Monday, 26 February 2024

Polling: the shame of voting leave

Polling on Brexit should be a major source of concern to those who advocated and supported it. It isn't so much that their project is failing (although it clearly is), the problem is that the population at large believes it is and that's the important point. The public is turning against it in numbers as we can see from the latest YouGov poll which suggests we are creeping ever closer to a two-thirds majority being in favour of rejoining. At the moment we’re at 63% to 37% although Deltapoll claims it’s less. I tend to prefer YouGov because they've been asking the same question and using the same methodology since 2016 so one assumes their figures are more consistent and reliable.

We know a lot of the shift comes from the demographic changes. About 600,000 younger voters, who are in general far more pro-EU, join the electorate every year while a similar number of older pro-Brexit people leave it - for obvious reasons that we don't need to dwell on here.

We also know that leave voters are more likely to have changed their minds than remainers. I noted a tweet the other day from someone who claimed they had never met a remainer who regretted their vote. I would like to think that’s true but I know it isn’t. However, what the polls tell us is that leave regretters significantly outnumber remain regretters.

You can clearly see this in the latest YouGov poll which shows 91% of remainers still think Brexit was wrong while just 69% of leavers now think it was right. This number has been falling steadily since 2017. It means almost a third (31%) of leavers have changed their mind (20% believing it was a mistake and 11% switching to don't know).  This is compared to just 9% of remainers.

Note this isn't the demographic effect but actual 2016 voters changing their minds.

But I was looking at a post on this blog from March 2019 which covered some polling done by Professor Sir John Curtice about the voter's judgment on Brexit at that time. What was unique about it as far as I know, was that the cohort was not a random weighted sample but a panel of people whose opinions on Brexit had been sought several times since 2016.

I'm not sure how big the sample was but it must have been a reasonable number for Professor Curtice to rely on it.

The pollsters were able to compare the answers given by the respondents and found in the original survey in 2016, 51% said they had voted to leave and 49% to remain. This was close to the actual result (51.9% to 48.1%) and therefore representative of the electorate as a whole.

But 3 years later, when asked the same question, 54% claimed to have voted to remain against 46% who said they voted to leave. I can believe some - a very small number - had genuinely forgotten although that would only show how indifferent they were to the outcome. Would you really forget how you voted on such a momentous matter? 

It was so odd that the pollsters commented on it (page 15):

"In our September 2016 survey, for example, 49% said that they had voted Remain, while 51% indicated that they had backed Leave, figures that are only one point adrift of the actual outcome. However, the proportion who report having voted Remain has gradually increased during the course of the last two years, and in our most recent survey, 54% said they had voted Remain, while only 46% said that they had backed Leave."
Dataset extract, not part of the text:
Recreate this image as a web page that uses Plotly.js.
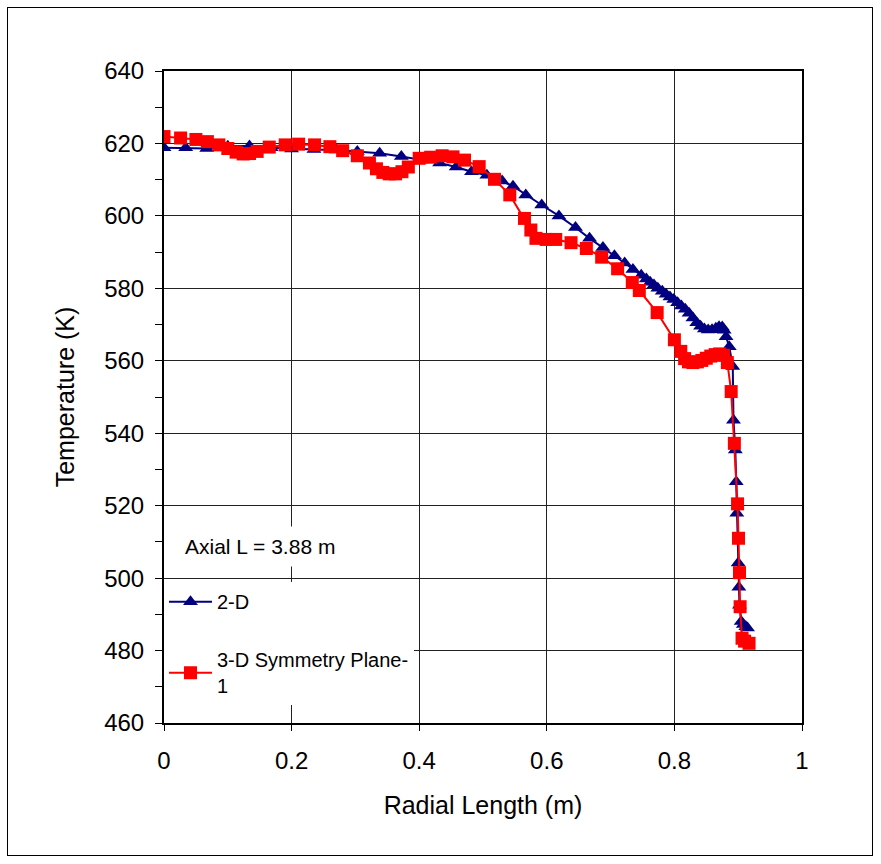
<!DOCTYPE html>
<html>
<head>
<meta charset="utf-8">
<script src="https://cdn.plot.ly/plotly-3.0.1.min.js"></script>
<style>
  html, body { margin: 0; padding: 0; background: #ffffff; }
  #wrap { position: relative; width: 881px; height: 864px; }
  #chart { position: absolute; left: 0; top: 0; width: 881px; height: 864px; }
  #frame { position: absolute; left: 7px; top: 7px; width: 866px; height: 849px;
           border: 1px solid #000; pointer-events: none; box-sizing: border-box; }
</style>
</head>
<body>
<div id="wrap">
  <div id="chart"></div>
  <div id="frame"></div>
</div>
<script>
// ---- data ----
const x2D = [0, 0.034, 0.067, 0.100, 0.134, 0.168, 0.200, 0.235, 0.270, 0.303, 0.338, 0.372,
  0.405, 0.432, 0.458, 0.482, 0.506, 0.530, 0.547, 0.567, 0.592, 0.619, 0.645, 0.667, 0.688,
  0.706, 0.722, 0.735, 0.748, 0.756, 0.762, 0.768, 0.774, 0.781, 0.787, 0.793, 0.799, 0.805,
  0.811, 0.817, 0.823, 0.829, 0.835, 0.841, 0.847, 0.853, 0.859, 0.865, 0.870, 0.875, 0.878,
  0.881, 0.886, 0.8915, 0.8926, 0.8955, 0.8969, 0.8978, 0.900, 0.901, 0.902, 0.9047, 0.908,
  0.912, 0.9146];
const y2D = [618.8, 618.8, 618.6, 619.2, 619.3, 618.8, 618.5, 618.3, 618.2, 617.8, 617.3, 616.4,
  615.4, 614.6, 613.5, 612.2, 611.2, 609.6, 608.2, 605.8, 603.0, 600.0, 596.8, 593.8, 591.3,
  589.0, 587.0, 585.2, 583.6, 582.6, 581.7, 580.9, 580.0, 579.2, 578.4, 577.6, 576.9, 576.0,
  575.1, 574.2, 573.1, 571.8, 570.5, 569.5, 568.8, 568.5, 568.6, 569.0, 569.4, 569.3, 568.4,
  566.6, 563.9, 558.4, 543.6, 535.4, 526.6, 517.9, 504.2, 497.5, 492.5, 488.0, 487.2,
  486.6, 486.2];

const x3D = [0, 0.026, 0.050, 0.068, 0.086, 0.100, 0.113, 0.124, 0.134, 0.146, 0.165, 0.190,
  0.211, 0.236, 0.260, 0.280, 0.303, 0.322, 0.333, 0.343, 0.353, 0.363, 0.373, 0.383, 0.400,
  0.418, 0.436, 0.453, 0.471, 0.494, 0.518, 0.542, 0.565, 0.575, 0.583, 0.599, 0.614, 0.638,
  0.662, 0.686, 0.711, 0.734, 0.745, 0.773, 0.800, 0.810, 0.816, 0.822, 0.829, 0.836, 0.843,
  0.850, 0.857, 0.864, 0.871, 0.877, 0.883, 0.889, 0.894, 0.899, 0.9005, 0.902, 0.903,
  0.906, 0.910, 0.917];
const y3D = [621.9, 621.5, 621.1, 620.5, 619.6, 618.6, 617.6, 617.1, 617.2, 617.8, 619.0, 619.6,
  619.8, 619.6, 619.1, 618.0, 616.6, 614.6, 613.0, 612.0, 611.6, 611.6, 612.2, 613.5, 615.9,
  616.2, 616.6, 616.3, 615.4, 613.6, 610.1, 605.8, 599.3, 596.1, 593.8, 593.5, 593.5, 592.6,
  591.0, 588.6, 585.4, 581.6, 579.4, 573.3, 565.8, 562.6, 560.6, 559.7, 559.5, 559.7, 560.1,
  560.7, 561.3, 561.7, 561.9, 561.5, 559.5, 551.5, 537.2, 520.5, 511.0, 501.5, 492.1,
  483.4, 482.6, 482.0];

const seriesNames = ['2-D', '3-D Symmetry Plane-<br>1'];
const xTickVals = [0, 0.2, 0.4, 0.6, 0.8, 1];
const xTickText = ['0', '0.2', '0.4', '0.6', '0.8', '1'];
const yTickVals = [460, 480, 500, 520, 540, 560, 580, 600, 620, 640];
const noteText = 'Axial L = 3.88 m';

const FONT = '"Liberation Sans", Arial, sans-serif';

const traces = [
  {
    x: x2D, y: y2D, name: seriesNames[0], type: 'scatter', mode: 'lines+markers',
    legendgroup: 'a',
    line: { color: '#000080', width: 2 },
    marker: { symbol: 'triangle-up', size: 13, color: '#000080' }
  },
  {
    x: x3D, y: y3D, name: seriesNames[1], type: 'scatter', mode: 'lines+markers',
    legendgroup: 'b',
    line: { color: '#ff0000', width: 2 },
    marker: { symbol: 'square', size: 13, color: '#ff0000' }
  }
];

const layout = {
  width: 881, height: 864,
  margin: { l: 164, r: 79, t: 71, b: 141 },
  paper_bgcolor: '#ffffff', plot_bgcolor: '#ffffff',
  font: { family: FONT, size: 20, color: '#000' },
  showlegend: true,
  legend: {
    x: 0, xanchor: 'left', y: 0.216, yanchor: 'top',
    bgcolor: '#ffffff', borderwidth: 0, itemwidth: 43,
    font: { family: FONT, size: 20, color: '#000' },
    tracegroupgap: 29, traceorder: 'grouped'
  },
  xaxis: {
    range: [0, 1], tickvals: xTickVals, ticktext: xTickText,
    showgrid: true, gridcolor: '#222', gridwidth: 1,
    zeroline: false, showline: true, linecolor: '#000', linewidth: 2, mirror: true,
    ticks: 'outside', ticklen: 6, tickcolor: '#000', tickwidth: 1,
    ticklabelstandoff: 9,
    tickfont: { family: FONT, size: 24, color: '#000' },
    title: { text: 'Radial Length (m)', font: { family: FONT, size: 25, color: '#000' }, standoff: 24 }
  },
  yaxis: {
    range: [460, 640], tickvals: yTickVals,
    showgrid: true, gridcolor: '#222', gridwidth: 1,
    zeroline: false, showline: true, linecolor: '#000', linewidth: 2, mirror: true,
    ticks: 'outside', ticklen: 7, tickcolor: '#000', tickwidth: 1,
    ticklabelstandoff: 6,
    minor: { dtick: 10, ticks: 'outside', ticklen: 7, tickcolor: '#000', showgrid: false },
    tickfont: { family: FONT, size: 24, color: '#000' },
    title: { text: 'Temperature (K)', font: { family: FONT, size: 25, color: '#000' }, standoff: 22 }
  },
  annotations: [
    {
      text: noteText, xref: 'paper', yref: 'paper',
      x: 0.019, xanchor: 'left', y: (508.6 - 460) / 180, yanchor: 'middle',
      showarrow: false, bgcolor: '#ffffff', borderpad: 8,
      font: { family: FONT, size: 21, color: '#000' }
    }
  ]
};

Plotly.newPlot('chart', traces, layout, { staticPlot: true, displayModeBar: false });
</script>
</body>
</html>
I suspect it's far more likely that the majority of those suffering apparent amnesia were ashamed of voting to leave the EU and didn’t want to admit having done it, especially given what a mess we were in at the time. If you recall, Mrs May was struggling to get MPs to agree to anything with a series of indicative votes showing no majority in the House of Commons for any particular form of Brexit.
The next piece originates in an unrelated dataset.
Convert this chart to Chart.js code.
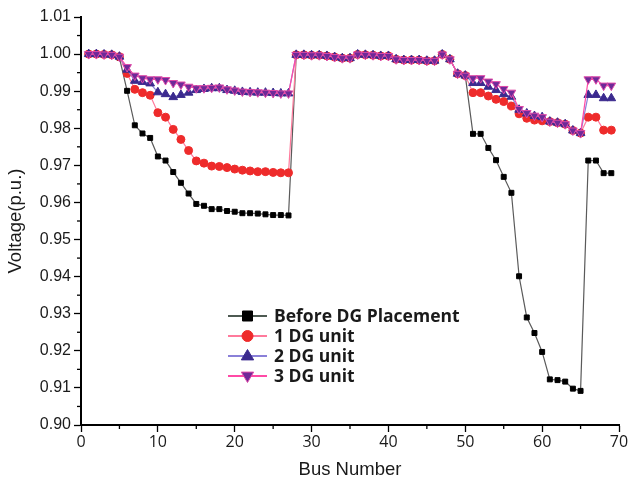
<!DOCTYPE html>
<html>
<head>
<meta charset="utf-8">
<script src="https://cdn.jsdelivr.net/npm/chart.js@4/dist/chart.umd.min.js"></script>
<style>
  body { margin: 0; background: #fff; }
  #wrap { position: relative; width: 637px; height: 486px; }
</style>
</head>
<body>
<div id="wrap"><canvas id="chart" width="637" height="486"></canvas></div>
<script>
// bus numbers of the 69-bus feeder
const busNumbers = [1, 2, 3, 4, 5, 6, 7, 8, 9, 10, 11, 12, 13, 14, 15, 16, 17, 18, 19, 20,
    21, 22, 23, 24, 25, 26, 27, 28, 29, 30, 31, 32, 33, 34, 35, 36, 37, 38, 39, 40,
    41, 42, 43, 44, 45, 46, 47, 48, 49, 50, 51, 52, 53, 54, 55, 56, 57, 58, 59, 60,
    61, 62, 63, 64, 65, 66, 67, 68, 69];

const seriesNames = ['Before DG Placement', '1 DG unit', '2 DG unit', '3 DG unit'];

const beforeDG = [1.0000, 1.0000, 0.9999, 0.9998, 0.9990, 0.9901, 0.9808, 0.9786, 0.9774, 0.9724,
    0.9713, 0.9682, 0.9653, 0.9624, 0.9596, 0.9591, 0.9582, 0.9582, 0.9577, 0.9575,
    0.9571, 0.9571, 0.9570, 0.9568, 0.9566, 0.9566, 0.9565, 0.9998, 0.9998, 0.9997,
    0.9997, 0.9995, 0.9992, 0.9989, 0.9989, 0.9999, 0.9998, 0.9997, 0.9995, 0.9995,
    0.9986, 0.9984, 0.9984, 0.9984, 0.9982, 0.9982, 0.9999, 0.9986, 0.9947, 0.9942,
    0.9785, 0.9785, 0.9747, 0.9714, 0.9669, 0.9626, 0.9401, 0.9290, 0.9248, 0.9197,
    0.9123, 0.9121, 0.9117, 0.9098, 0.9092, 0.9713, 0.9713, 0.9679, 0.9679];

const oneDG = [1.0000, 1.0000, 0.9999, 0.9998, 0.9993, 0.9948, 0.9905, 0.9896, 0.9889, 0.9842,
    0.9830, 0.9797, 0.9770, 0.9740, 0.9712, 0.9706, 0.9698, 0.9697, 0.9694, 0.9690,
    0.9687, 0.9685, 0.9683, 0.9683, 0.9681, 0.9680, 0.9680, 0.9998, 0.9998, 0.9997,
    0.9997, 0.9995, 0.9992, 0.9989, 0.9989, 0.9999, 0.9998, 0.9997, 0.9995, 0.9995,
    0.9986, 0.9984, 0.9984, 0.9984, 0.9982, 0.9982, 0.9999, 0.9986, 0.9947, 0.9942,
    0.9896, 0.9896, 0.9887, 0.9878, 0.9872, 0.9860, 0.9839, 0.9827, 0.9822, 0.9820,
    0.9818, 0.9815, 0.9811, 0.9794, 0.9787, 0.9830, 0.9830, 0.9795, 0.9795];

const twoDG = [1.0000, 1.0000, 0.9999, 0.9998, 0.9993, 0.9958, 0.9928, 0.9925, 0.9921, 0.9897,
    0.9892, 0.9884, 0.9890, 0.9896, 0.9903, 0.9906, 0.9908, 0.9908, 0.9903, 0.9901,
    0.9898, 0.9897, 0.9896, 0.9896, 0.9895, 0.9894, 0.9894, 0.9998, 0.9998, 0.9997,
    0.9997, 0.9995, 0.9992, 0.9989, 0.9989, 0.9999, 0.9998, 0.9997, 0.9995, 0.9995,
    0.9986, 0.9984, 0.9984, 0.9984, 0.9982, 0.9982, 0.9999, 0.9986, 0.9947, 0.9942,
    0.9922, 0.9922, 0.9912, 0.9903, 0.9892, 0.9885, 0.9850, 0.9840, 0.9833, 0.9830,
    0.9818, 0.9815, 0.9811, 0.9794, 0.9787, 0.9890, 0.9890, 0.9881, 0.9881];

const threeDG = [1.0000, 1.0000, 0.9999, 0.9998, 0.9993, 0.9965, 0.9942, 0.9935, 0.9932, 0.9932,
    0.9930, 0.9922, 0.9918, 0.9912, 0.9908, 0.9908, 0.9909, 0.9910, 0.9905, 0.9902,
    0.9899, 0.9898, 0.9897, 0.9896, 0.9895, 0.9894, 0.9894, 0.9998, 0.9998, 0.9997,
    0.9997, 0.9995, 0.9992, 0.9989, 0.9989, 0.9999, 0.9998, 0.9997, 0.9995, 0.9995,
    0.9986, 0.9984, 0.9984, 0.9984, 0.9982, 0.9982, 0.9999, 0.9986, 0.9947, 0.9942,
    0.9935, 0.9935, 0.9926, 0.9919, 0.9906, 0.9896, 0.9852, 0.9841, 0.9834, 0.9830,
    0.9818, 0.9815, 0.9811, 0.9794, 0.9787, 0.9932, 0.9932, 0.9915, 0.9915];

const xTicks = [0, 10, 20, 30, 40, 50, 60, 70];
const yTicks = [0.90, 0.91, 0.92, 0.93, 0.94, 0.95, 0.96, 0.97, 0.98, 0.99, 1.00, 1.01];

function toPoints(values) {
    return values.map((v, i) => ({ x: busNumbers[i], y: v }));
}

const styles = [
    { line: '#5a5a5a', fill: '#000000', edge: '#000000', shape: 'rect', radius: 3.5, rot: 0 },
    { line: '#ff7a9c', fill: '#ee2b2b', edge: '#ee2b2b', shape: 'circle', radius: 4, rot: 0 },
    { line: '#8a80d8', fill: '#3b2a8e', edge: '#3b2a8e', shape: 'triangle', radius: 5, rot: 0 },
    { line: '#ff4aa6', fill: '#6e2a98', edge: '#e04aa8', shape: 'triangle', radius: 5, rot: 180 }
];

const seriesValues = [beforeDG, oneDG, twoDG, threeDG];

const datasets = seriesValues.map((vals, i) => ({
    label: seriesNames[i],
    data: toPoints(vals),
    borderColor: styles[i].line,
    borderWidth: 1.2,
    pointStyle: styles[i].shape,
    pointRotation: styles[i].rot,
    pointRadius: styles[i].radius,
    pointBackgroundColor: styles[i].fill,
    pointBorderColor: styles[i].edge,
    pointBorderWidth: 1,
    tension: 0,
    order: 3 - i
}));

function drawMarker(ctx, st, x, y) {
    const r = st.radius;
    ctx.save();
    ctx.fillStyle = st.fill;
    ctx.strokeStyle = st.edge;
    ctx.lineWidth = 1;
    ctx.beginPath();
    if (st.shape === 'rect') {
        ctx.rect(x - r, y - r, 2 * r, 2 * r);
    } else if (st.shape === 'circle') {
        ctx.arc(x, y, r, 0, Math.PI * 2);
    } else {
        const dir = st.rot === 180 ? -1 : 1;
        ctx.moveTo(x, y - dir * r);
        ctx.lineTo(x - r * 0.95, y + dir * r * 0.6);
        ctx.lineTo(x + r * 0.95, y + dir * r * 0.6);
        ctx.closePath();
    }
    ctx.fill();
    ctx.stroke();
    ctx.restore();
}

// minor ticks and a legend sitting inside the plot area
const extras = {
    id: 'extras',
    afterDraw(chart) {
        const ctx = chart.ctx;
        const xs = chart.scales.x;
        const ys = chart.scales.y;
        ctx.save();
        ctx.strokeStyle = '#000';
        ctx.lineWidth = 1.3;
        for (let i = 0; i < yTicks.length - 1; i++) {
            const py = ys.getPixelForValue((yTicks[i] + yTicks[i + 1]) / 2);
            ctx.beginPath();
            ctx.moveTo(xs.left - 4, py);
            ctx.lineTo(xs.left, py);
            ctx.stroke();
        }
        for (let i = 0; i < xTicks.length - 1; i++) {
            const px = xs.getPixelForValue((xTicks[i] + xTicks[i + 1]) / 2);
            ctx.beginPath();
            ctx.moveTo(px, ys.bottom);
            ctx.lineTo(px, ys.bottom + 4);
            ctx.stroke();
        }
        ctx.restore();

        const lx0 = 228, lx1 = 267, tx = 274, top = 316, gap = 20;
        ctx.save();
        ctx.font = 'bold 17.5px "Open Sans", sans-serif';
        ctx.textBaseline = 'middle';
        seriesNames.forEach((name, i) => {
            const y = top + i * gap;
            ctx.strokeStyle = i === 0 ? '#4d5a52' : styles[i].line;
            ctx.lineWidth = 2;
            ctx.beginPath();
            ctx.moveTo(lx0, y);
            ctx.lineTo(lx1, y);
            ctx.stroke();
            drawMarker(ctx, Object.assign({}, styles[i], { radius: styles[i].radius + 1.5 }), (lx0 + lx1) / 2, y);
            ctx.fillStyle = '#1a1a1a';
            ctx.fillText(name, tx, y + 1);
        });
        ctx.restore();
    }
};

new Chart(document.getElementById('chart'), {
    type: 'line',
    data: { datasets: datasets },
    options: {
        responsive: false,
        animation: false,
        devicePixelRatio: 1,
        layout: { padding: { top: 17, right: 18, left: 0, bottom: 0 } },
        plugins: {
            legend: { display: false },
            tooltip: { enabled: false }
        },
        scales: {
            x: {
                type: 'linear',
                min: 0,
                max: 70,
                afterFit: s => { s.height = 61; },
                afterBuildTicks: s => { s.ticks = xTicks.map(v => ({ value: v })); },
                ticks: {
                    color: '#1a1a1a',
                    padding: 1,
                    maxRotation: 0,
                    font: { family: '"Open Sans", sans-serif', size: 16 }
                },
                grid: { drawOnChartArea: false, tickLength: 7, tickColor: '#000', tickWidth: 1.3 },
                border: { color: '#000', width: 2 },
                title: {
                    display: true,
                    text: 'Bus Number',
                    color: '#1a1a1a',
                    font: { family: '"Liberation Sans", Arial, sans-serif', size: 18.5 },
                    padding: { top: 0, bottom: 5 }
                }
            },
            y: {
                min: 0.90,
                max: 1.01,
                afterFit: s => { s.width = 81; },
                afterBuildTicks: s => { s.ticks = yTicks.map(v => ({ value: v })); },
                ticks: {
                    color: '#1a1a1a',
                    padding: 3,
                    callback: v => v.toFixed(2),
                    font: { family: '"Liberation Sans", Arial, sans-serif', size: 16 }
                },
                grid: { drawOnChartArea: false, tickLength: 7, tickColor: '#000', tickWidth: 1.3 },
                border: { color: '#000', width: 2 },
                title: {
                    display: true,
                    text: 'Voltage(p.u.)',
                    color: '#1a1a1a',
                    font: { family: '"Liberation Sans", Arial, sans-serif', size: 18.5 },
                    padding: { top: 5, bottom: 0 }
                }
            }
        }
    },
    plugins: [extras]
});
</script>
</body>
</html>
I know personally that this is already happening since a former work colleague that I met in 2018 told me had hadn't voted at all although I had spoken to someone we both knew who said he was absolutely sure my friend had voted to leave because he had openly boasted about it. Despite saying he hadn't voted, he said he thought the EU "would give us a good deal." Little did he know then that we were not even going to ask for one.

Now I’m quite prepared to believe that if the same cohort was polled again, the numbers may have returned to 51% leave and 49% remain. It’s not impossible. Things were pretty shambolic at the time and have since settled down a bit. But given the state of the polls, I’m far more inclined to think they would be even worse than in 2019.

And as long as the economy remains in the doldrums there will be no change of direction. Eventually, hardly anyone will admit to having voted to leave the EU.